Make sure every character name is entered exactly the same way each time. Final Draft stores names in the Character List. If you type a new name, hit Ctrl+Shift+K (or Cmd+Shift+K) to add it. This prevents the software from treating “JOHN” and “John” as separate entries, which can mess up the cast list later.

2. Parentheticals

Use parentheticals sparingly. They belong directly under the character name, indented the same as dialogue. In Final Draft, just type the parenthetical in parentheses; the program will keep the correct spacing.

3. Transitions

Transitions (CUT TO:, DISSOLVE TO:) are right‑aligned. In Final Draft, select Transition from the Elements menu, or press Ctrl+Shift+T. The software will push the text to the right margin automatically.

Exporting and Sharing

When you’re ready to send the script out, go to File → Export and choose PDF. PDF preserves all your formatting, no matter what computer the reader uses.
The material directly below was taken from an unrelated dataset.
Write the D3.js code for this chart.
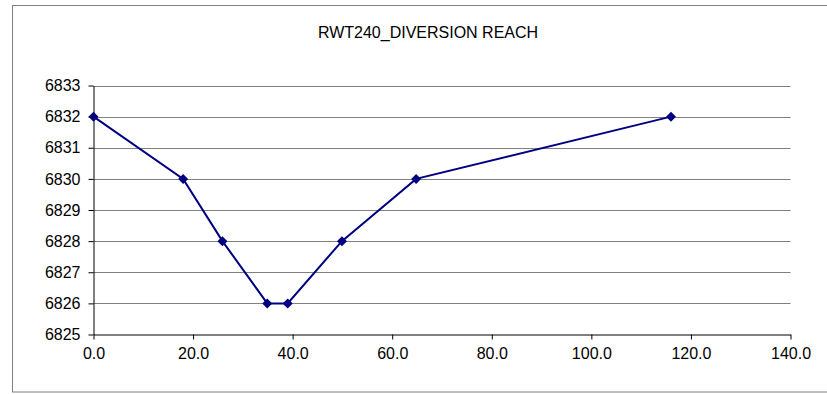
<!DOCTYPE html>
<html><head><meta charset="utf-8">
<script src="https://cdn.jsdelivr.net/npm/d3@7/dist/d3.min.js"></script>
<style>body{margin:0;background:#fff;}svg{display:block;font-family:"Liberation Sans",Arial,sans-serif;}</style>
</head><body>
<script>
const title = "RWT240_DIVERSION REACH";
const stations = [0, 18.0, 25.9, 34.9, 39.0, 49.9, 64.8, 116.0];
const elevations = [6832, 6830, 6828, 6826, 6826, 6828, 6830, 6832];
const xTicks = [0, 20, 40, 60, 80, 100, 120, 140];
const yTicks = [6825, 6826, 6827, 6828, 6829, 6830, 6831, 6832, 6833];

const W = 827, H = 394;
const svg = d3.select("body").append("svg").attr("width", W).attr("height", H);
svg.append("rect").attr("x", 12.5).attr("y", 5.5).attr("width", 830).attr("height", 386.5)
  .attr("fill", "#fff").attr("stroke", "#808080").attr("stroke-width", 1);

const x = d3.scaleLinear().domain([0, 140]).range([93.5, 790.5]);
const y = d3.scaleLinear().domain([6825, 6833]).range([334.5, 85.5]);

svg.append("text").attr("x", 428).attr("y", 38).attr("text-anchor", "middle")
  .attr("font-size", 16).attr("fill", "#000").text(title);

// gridlines
svg.append("g").selectAll("line").data(yTicks.slice(1)).join("line")
  .attr("x1", x(0)).attr("x2", x(140)).attr("y1", d => Math.round(y(d)) + 0.5).attr("y2", d => Math.round(y(d)) + 0.5)
  .attr("stroke", "#808080").attr("stroke-width", 1);

const yAxis = d3.axisLeft(y).tickValues(yTicks).tickSize(5).tickSizeOuter(0).tickPadding(8).tickFormat(d3.format("d"));
const gy = svg.append("g").attr("transform", `translate(${x(0)},0)`).call(yAxis);
const xAxis = d3.axisBottom(x).tickValues(xTicks).tickSize(5).tickSizeOuter(0).tickPadding(8).tickFormat(d3.format(".1f"));
const gx = svg.append("g").attr("transform", `translate(0,${y(6825)})`).call(xAxis);
[gx, gy].forEach(g => {
  g.attr("font-size", 16);
  g.selectAll(".domain").attr("stroke", "#000");
  g.selectAll(".tick line").attr("stroke", "#000");
  g.selectAll("text").attr("font-size", 16).attr("fill", "#000").attr("font-family", '"Liberation Sans",Arial,sans-serif');
});

const pts = stations.map((s, i) => [s, elevations[i]]);
svg.append("path").datum(pts)
  .attr("d", d3.line().x(d => x(d[0])).y(d => y(d[1])))
  .attr("fill", "none").attr("stroke", "#000080").attr("stroke-width", 2);

svg.append("g").selectAll("path").data(pts).join("path")
  .attr("transform", d => `translate(${x(d[0])},${y(d[1])})`)
  .attr("d", "M0,-5L5,0L0,5L-5,0Z").attr("fill", "#000080");
</script>
</body></html>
If you need a plain text version for a contest that only accepts .txt, use File → Save As → Text—Final Draft will strip out the formatting but keep the essential structure.

Quick Checklist Before You Hit Send

  • [ ] Title page complete and centered.
  • [ ] All scene headings follow INT./EXT. format.
  • [ ] Margins are 1.5" left, 1" elsewhere.
  • [ ] No double‑spaced action lines.
  • [ ] Character names consistent throughout.
  • [ ] Parentheticals used only when necessary.
  • [ ] Transitions right‑aligned.
  • [ ] PDF exported with “Print” quality.

My Own Oops Moment

I remember my first big pitch. I’d spent weeks polishing the story, but I’d forgotten to turn off the header in the final draft file. The producer’s assistant called me “about the weird header on page three.” I laughed it off, but the lesson stuck: the smallest formatting slip can distract a reader from the story you worked so hard to tell. Since then, I always run through the checklist above before any submission. It saves me from those embarrassing moments and lets the script speak for itself.

Final Thoughts

Formatting isn’t the glamorous part of screenwriting, but it’s the foundation that lets your story be heard. Final Draft does most of the heavy lifting; you just need to know which buttons to press and when. Follow this blueprint, run the quick checklist, and you’ll hand in a script that looks as professional as the story inside it.